*Task brief*
Open with the line that has "Reproduce this chart with matplotlib."; close with the line that has "from matplotlib import pyplot as plt". Retype those lines exactly, images excluded.

==== Record extracts ====

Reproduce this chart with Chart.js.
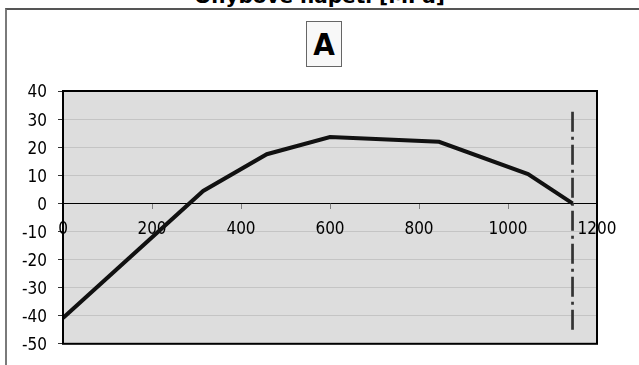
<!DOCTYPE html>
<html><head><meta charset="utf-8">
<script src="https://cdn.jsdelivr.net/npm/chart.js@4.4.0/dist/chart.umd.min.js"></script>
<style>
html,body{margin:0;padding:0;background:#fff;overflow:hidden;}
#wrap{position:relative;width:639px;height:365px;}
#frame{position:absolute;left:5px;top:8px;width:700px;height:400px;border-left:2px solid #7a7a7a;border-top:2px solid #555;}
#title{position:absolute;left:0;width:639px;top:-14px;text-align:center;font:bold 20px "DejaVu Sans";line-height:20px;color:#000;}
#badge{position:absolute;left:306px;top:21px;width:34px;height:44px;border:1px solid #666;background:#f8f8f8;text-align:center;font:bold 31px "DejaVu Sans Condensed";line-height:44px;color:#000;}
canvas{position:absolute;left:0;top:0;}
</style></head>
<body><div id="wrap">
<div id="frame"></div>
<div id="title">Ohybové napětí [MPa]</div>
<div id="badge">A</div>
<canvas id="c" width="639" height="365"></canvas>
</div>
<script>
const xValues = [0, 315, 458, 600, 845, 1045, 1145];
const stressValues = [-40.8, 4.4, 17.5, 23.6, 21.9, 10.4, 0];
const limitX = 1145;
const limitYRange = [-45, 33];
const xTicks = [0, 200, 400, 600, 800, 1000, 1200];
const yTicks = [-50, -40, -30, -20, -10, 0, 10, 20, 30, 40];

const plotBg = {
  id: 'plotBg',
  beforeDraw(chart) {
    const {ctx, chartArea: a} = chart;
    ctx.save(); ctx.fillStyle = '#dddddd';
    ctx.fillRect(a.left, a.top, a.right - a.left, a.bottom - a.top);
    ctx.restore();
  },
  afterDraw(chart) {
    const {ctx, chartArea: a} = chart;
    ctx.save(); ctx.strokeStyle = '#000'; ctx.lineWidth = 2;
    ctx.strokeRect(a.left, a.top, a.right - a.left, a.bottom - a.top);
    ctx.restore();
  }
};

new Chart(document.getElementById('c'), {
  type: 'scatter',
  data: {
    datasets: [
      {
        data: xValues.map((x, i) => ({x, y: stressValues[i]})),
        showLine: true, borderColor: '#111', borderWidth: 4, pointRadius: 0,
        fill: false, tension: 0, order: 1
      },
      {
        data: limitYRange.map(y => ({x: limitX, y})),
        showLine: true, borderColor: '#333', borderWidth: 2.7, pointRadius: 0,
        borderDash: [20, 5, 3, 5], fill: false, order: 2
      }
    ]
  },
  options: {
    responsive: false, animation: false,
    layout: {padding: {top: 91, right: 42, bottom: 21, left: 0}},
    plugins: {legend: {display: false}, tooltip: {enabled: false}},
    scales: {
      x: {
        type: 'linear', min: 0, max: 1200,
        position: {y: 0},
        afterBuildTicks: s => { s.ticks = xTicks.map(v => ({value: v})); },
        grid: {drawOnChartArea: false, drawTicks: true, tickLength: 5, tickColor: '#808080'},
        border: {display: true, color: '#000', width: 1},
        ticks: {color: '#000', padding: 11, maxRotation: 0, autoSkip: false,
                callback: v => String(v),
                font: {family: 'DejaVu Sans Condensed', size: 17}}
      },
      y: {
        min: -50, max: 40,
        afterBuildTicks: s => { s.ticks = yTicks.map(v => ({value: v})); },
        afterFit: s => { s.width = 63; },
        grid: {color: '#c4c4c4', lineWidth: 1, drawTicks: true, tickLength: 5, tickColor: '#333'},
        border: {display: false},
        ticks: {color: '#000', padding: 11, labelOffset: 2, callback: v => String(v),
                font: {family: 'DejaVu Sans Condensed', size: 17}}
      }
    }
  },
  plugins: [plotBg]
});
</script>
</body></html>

====
==== Record extracts ====

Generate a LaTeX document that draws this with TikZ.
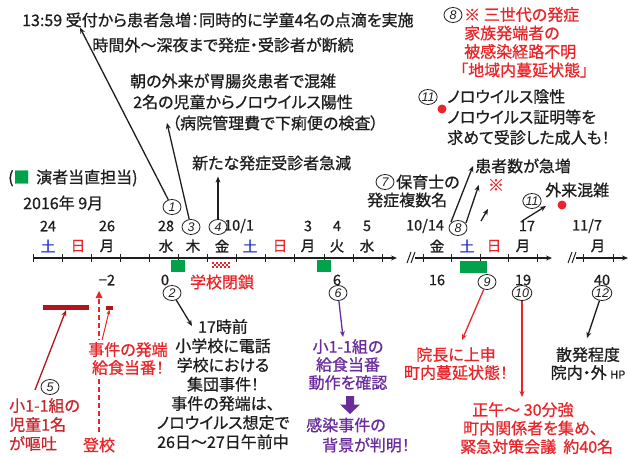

====
==== Record extracts ====

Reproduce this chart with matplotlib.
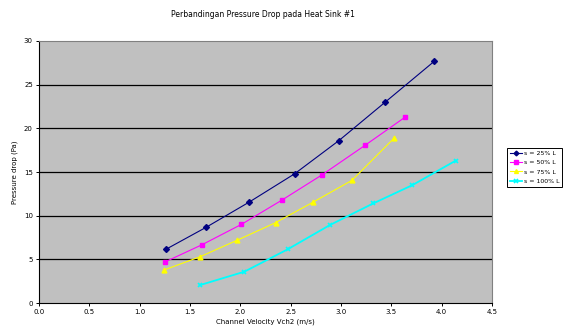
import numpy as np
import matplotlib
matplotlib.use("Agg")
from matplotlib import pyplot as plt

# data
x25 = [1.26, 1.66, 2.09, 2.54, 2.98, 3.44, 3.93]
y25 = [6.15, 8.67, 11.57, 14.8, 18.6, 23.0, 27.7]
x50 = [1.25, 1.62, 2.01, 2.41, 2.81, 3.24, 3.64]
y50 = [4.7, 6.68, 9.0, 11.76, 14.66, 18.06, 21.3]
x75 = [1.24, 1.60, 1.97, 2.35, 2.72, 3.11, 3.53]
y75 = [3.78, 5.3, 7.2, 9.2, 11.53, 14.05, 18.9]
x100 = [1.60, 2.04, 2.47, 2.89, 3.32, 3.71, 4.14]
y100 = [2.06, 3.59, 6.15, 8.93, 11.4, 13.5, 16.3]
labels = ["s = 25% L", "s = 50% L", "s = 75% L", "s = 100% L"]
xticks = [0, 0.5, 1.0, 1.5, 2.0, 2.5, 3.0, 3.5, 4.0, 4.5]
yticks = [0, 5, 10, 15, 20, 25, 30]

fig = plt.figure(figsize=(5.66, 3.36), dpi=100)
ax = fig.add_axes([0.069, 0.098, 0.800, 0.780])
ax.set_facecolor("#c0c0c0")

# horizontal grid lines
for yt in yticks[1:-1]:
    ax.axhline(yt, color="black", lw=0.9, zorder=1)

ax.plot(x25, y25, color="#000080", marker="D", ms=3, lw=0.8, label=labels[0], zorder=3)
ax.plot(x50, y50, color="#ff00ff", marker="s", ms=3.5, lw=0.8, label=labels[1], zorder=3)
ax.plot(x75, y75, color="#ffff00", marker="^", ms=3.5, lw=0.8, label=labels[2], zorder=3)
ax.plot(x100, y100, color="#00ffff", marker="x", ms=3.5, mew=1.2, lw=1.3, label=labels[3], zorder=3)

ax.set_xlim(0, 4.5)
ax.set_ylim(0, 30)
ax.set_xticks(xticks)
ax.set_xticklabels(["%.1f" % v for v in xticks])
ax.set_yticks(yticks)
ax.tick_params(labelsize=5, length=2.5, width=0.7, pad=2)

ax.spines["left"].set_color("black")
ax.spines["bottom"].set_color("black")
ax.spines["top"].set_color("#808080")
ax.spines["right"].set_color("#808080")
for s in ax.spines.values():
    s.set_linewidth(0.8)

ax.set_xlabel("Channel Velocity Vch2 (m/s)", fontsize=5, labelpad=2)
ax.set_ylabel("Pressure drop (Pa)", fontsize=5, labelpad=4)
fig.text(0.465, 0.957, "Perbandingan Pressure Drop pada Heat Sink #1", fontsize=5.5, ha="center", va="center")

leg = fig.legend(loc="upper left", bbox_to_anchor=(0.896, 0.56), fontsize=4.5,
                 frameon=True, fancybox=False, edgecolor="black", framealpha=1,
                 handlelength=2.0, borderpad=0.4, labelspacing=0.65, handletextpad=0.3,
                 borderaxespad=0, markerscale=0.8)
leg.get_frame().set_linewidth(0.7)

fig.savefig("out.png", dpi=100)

====

*Solution to this exercise*
Reproduce this chart with matplotlib.
import numpy as np
import matplotlib
matplotlib.use("Agg")
from matplotlib import pyplot as plt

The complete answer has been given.